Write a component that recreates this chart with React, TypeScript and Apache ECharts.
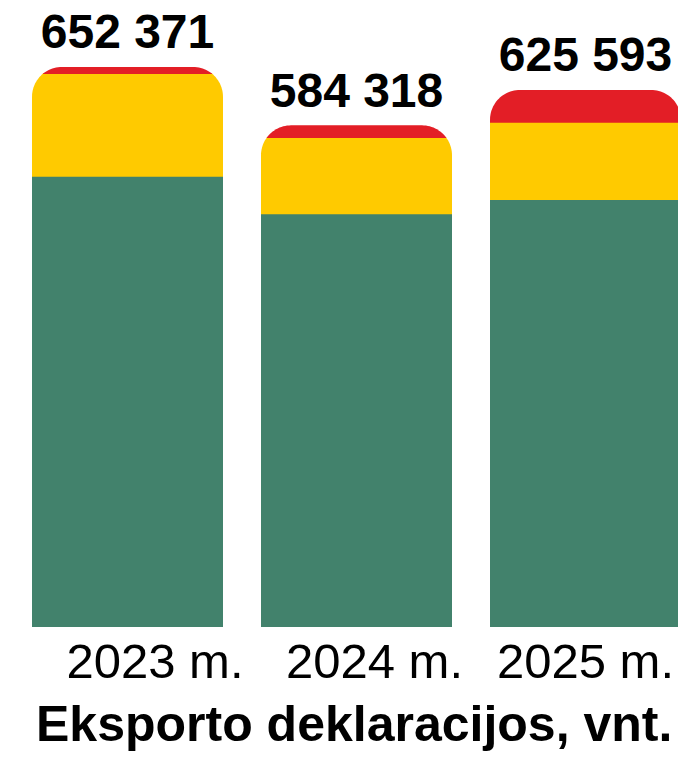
import React, { useEffect, useRef } from "react";
import * as echarts from "echarts";

const categories = ["2023 m.", "2024 m.", "2025 m."];
const greenValues = [524400, 480600, 497200];
const yellowValues = [119700, 88900, 90100];
const redValues = [8271, 14818, 38293];
const titleText = "Eksporto deklaracijos, vnt.";

const FONT = "'Liberation Sans', Arial, sans-serif";
const GREEN = "#42826c";
const YELLOW = "#ffca00";
const RED = "#e31e26";

function fmt(n: number): string {
  return String(Math.round(n)).replace(/\B(?=(\d{3})+(?!\d))/g, " ");
}

function clipY(pts: number[][], c: number, keepBelow: boolean): number[][] {
  const out: number[][] = [];
  for (let k = 0; k < pts.length; k++) {
    const p = pts[k];
    const q = pts[(k + 1) % pts.length];
    const pin = keepBelow ? p[1] >= c : p[1] <= c;
    const qin = keepBelow ? q[1] >= c : q[1] <= c;
    if (pin) out.push(p);
    if (pin !== qin) {
      const t = (c - p[1]) / (q[1] - p[1]);
      out.push([p[0] + t * (q[0] - p[0]), c]);
    }
  }
  return out;
}

export default function App() {
  const ref = useRef<HTMLDivElement>(null);
  useEffect(() => {
    if (!ref.current) return;
    const chart = echarts.init(ref.current, null, { renderer: "svg" });
    const data = categories.map((_, i) => [i, greenValues[i], yellowValues[i], redValues[i]]);
    const padLeft = [55, 36, 0];

    const renderItem = (params: any, api: any) => {
      const i = api.value(0);
      const g = api.value(1);
      const yv = api.value(2);
      const rv = api.value(3);
      const base = api.coord([i, 0]);
      const cx = base[0];
      const B = base[1];
      const bw = (api.size([1, 0])[0] * 191) / 229;
      const L = cx - bw / 2;
      const R = cx + bw / 2;
      const yG = api.coord([i, g])[1];
      const yY = api.coord([i, g + yv])[1];
      const T = api.coord([i, g + yv + rv])[1];
      const rad = Math.min(30, bw / 2, B - T);
      const outline: number[][] = [];
      outline.push([L, B]);
      const N = 24;
      for (let k = 0; k <= N; k++) {
        const a = Math.PI + (k / N) * (Math.PI / 2);
        outline.push([L + rad + rad * Math.cos(a), T + rad + rad * Math.sin(a)]);
      }
      for (let k = 0; k <= N; k++) {
        const a = 1.5 * Math.PI + (k / N) * (Math.PI / 2);
        outline.push([R - rad + rad * Math.cos(a), T + rad + rad * Math.sin(a)]);
      }
      outline.push([R, B]);
      const segs: [number, number, string][] = [
        [yG - 1, B, GREEN],
        [yY - 1, yG, YELLOW],
        [T, yY, RED],
      ];
      const children: any[] = segs.map(([top, bot, color]) => {
        let pts = clipY(outline, top, true);
        pts = clipY(pts, bot, false);
        return {
          type: "polygon",
          shape: { points: pts },
          style: { fill: color, stroke: null },
        };
      });
      children.push({
        type: "text",
        x: cx,
        y: T - 11,
        style: {
          text: fmt(g + yv + rv),
          fontSize: 48,
          fontWeight: "bold",
          fontFamily: FONT,
          fill: "#000",
          align: "center",
          verticalAlign: "bottom",
        },
      });
      return { type: "group", children };
    };

    chart.setOption({
      animation: false,
      backgroundColor: "#ffffff",
      title: {
        text: titleText,
        left: 36,
        top: 699,
        padding: 0,
        textStyle: { fontSize: 50, fontWeight: "bold", fontFamily: FONT, color: "#000" },
      },
      grid: { left: 13, right: 0, top: 26, bottom: 131, containLabel: false },
      xAxis: {
        type: "category",
        data: categories.map((c, i) => ({
          value: c,
          textStyle: { padding: [0, 0, 0, padLeft[i]] },
        })),
        axisLine: { show: false },
        axisTick: { show: false },
        axisLabel: { fontSize: 49, fontFamily: FONT, color: "#000", margin: 9, interval: 0 },
        splitLine: { show: false },
      },
      yAxis: { type: "value", min: 0, max: 700000, show: false, splitLine: { show: false } },
      series: [
        {
          type: "custom",
          renderItem,
          clip: false,
          encode: { x: 0, y: [1, 2, 3] },
          data,
        },
      ],
    });
    return () => chart.dispose();
  }, []);
  return (
    <div style={{ position: "fixed", left: 0, top: 0, width: 678, height: 758, overflow: "hidden", background: "#fff" }}>
      <div ref={ref} style={{ position: "absolute", left: 0, top: 0, width: 700, height: 758 }} />
    </div>
  );
}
#####
Write the listing out a second time exactly, dropping all images.

> _Task result_:
Write a component that recreates this chart with React, TypeScript and Apache ECharts.
import React, { useEffect, useRef } from "react";
import * as echarts from "echarts";

const categories = ["2023 m.", "2024 m.", "2025 m."];
const greenValues = [524400, 480600, 497200];
const yellowValues = [119700, 88900, 90100];
const redValues = [8271, 14818, 38293];
const titleText = "Eksporto deklaracijos, vnt.";

const FONT = "'Liberation Sans', Arial, sans-serif";
const GREEN = "#42826c";
const YELLOW = "#ffca00";
const RED = "#e31e26";

function fmt(n: number): string {
  return String(Math.round(n)).replace(/\B(?=(\d{3})+(?!\d))/g, " ");
}

function clipY(pts: number[][], c: number, keepBelow: boolean): number[][] {
  const out: number[][] = [];
  for (let k = 0; k < pts.length; k++) {
    const p = pts[k];
    const q = pts[(k + 1) % pts.length];
    const pin = keepBelow ? p[1] >= c : p[1] <= c;
    const qin = keepBelow ? q[1] >= c : q[1] <= c;
    if (pin) out.push(p);
    if (pin !== qin) {
      const t = (c - p[1]) / (q[1] - p[1]);
      out.push([p[0] + t * (q[0] - p[0]), c]);
    }
  }
  return out;
}

export default function App() {
  const ref = useRef<HTMLDivElement>(null);
  useEffect(() => {
    if (!ref.current) return;
    const chart = echarts.init(ref.current, null, { renderer: "svg" });
    const data = categories.map((_, i) => [i, greenValues[i], yellowValues[i], redValues[i]]);
    const padLeft = [55, 36, 0];

    const renderItem = (params: any, api: any) => {
      const i = api.value(0);
      const g = api.value(1);
      const yv = api.value(2);
      const rv = api.value(3);
      const base = api.coord([i, 0]);
      const cx = base[0];
      const B = base[1];
      const bw = (api.size([1, 0])[0] * 191) / 229;
      const L = cx - bw / 2;
      const R = cx + bw / 2;
      const yG = api.coord([i, g])[1];
      const yY = api.coord([i, g + yv])[1];
      const T = api.coord([i, g + yv + rv])[1];
      const rad = Math.min(30, bw / 2, B - T);
      const outline: number[][] = [];
      outline.push([L, B]);
      const N = 24;
      for (let k = 0; k <= N; k++) {
        const a = Math.PI + (k / N) * (Math.PI / 2);
        outline.push([L + rad + rad * Math.cos(a), T + rad + rad * Math.sin(a)]);
      }
      for (let k = 0; k <= N; k++) {
        const a = 1.5 * Math.PI + (k / N) * (Math.PI / 2);
        outline.push([R - rad + rad * Math.cos(a), T + rad + rad * Math.sin(a)]);
      }
      outline.push([R, B]);
      const segs: [number, number, string][] = [
        [yG - 1, B, GREEN],
        [yY - 1, yG, YELLOW],
        [T, yY, RED],
      ];
      const children: any[] = segs.map(([top, bot, color]) => {
        let pts = clipY(outline, top, true);
        pts = clipY(pts, bot, false);
        return {
          type: "polygon",
          shape: { points: pts },
          style: { fill: color, stroke: null },
        };
      });
      children.push({
        type: "text",
        x: cx,
        y: T - 11,
        style: {
          text: fmt(g + yv + rv),
          fontSize: 48,
          fontWeight: "bold",
          fontFamily: FONT,
          fill: "#000",
          align: "center",
          verticalAlign: "bottom",
        },
      });
      return { type: "group", children };
    };

    chart.setOption({
      animation: false,
      backgroundColor: "#ffffff",
      title: {
        text: titleText,
        left: 36,
        top: 699,
        padding: 0,
        textStyle: { fontSize: 50, fontWeight: "bold", fontFamily: FONT, color: "#000" },
      },
      grid: { left: 13, right: 0, top: 26, bottom: 131, containLabel: false },
      xAxis: {
        type: "category",
        data: categories.map((c, i) => ({
          value: c,
          textStyle: { padding: [0, 0, 0, padLeft[i]] },
        })),
        axisLine: { show: false },
        axisTick: { show: false },
        axisLabel: { fontSize: 49, fontFamily: FONT, color: "#000", margin: 9, interval: 0 },
        splitLine: { show: false },
      },
      yAxis: { type: "value", min: 0, max: 700000, show: false, splitLine: { show: false } },
      series: [
        {
          type: "custom",
          renderItem,
          clip: false,
          encode: { x: 0, y: [1, 2, 3] },
          data,
        },
      ],
    });
    return () => chart.dispose();
  }, []);
  return (
    <div style={{ position: "fixed", left: 0, top: 0, width: 678, height: 758, overflow: "hidden", background: "#fff" }}>
      <div ref={ref} style={{ position: "absolute", left: 0, top: 0, width: 700, height: 758 }} />
    </div>
  );
}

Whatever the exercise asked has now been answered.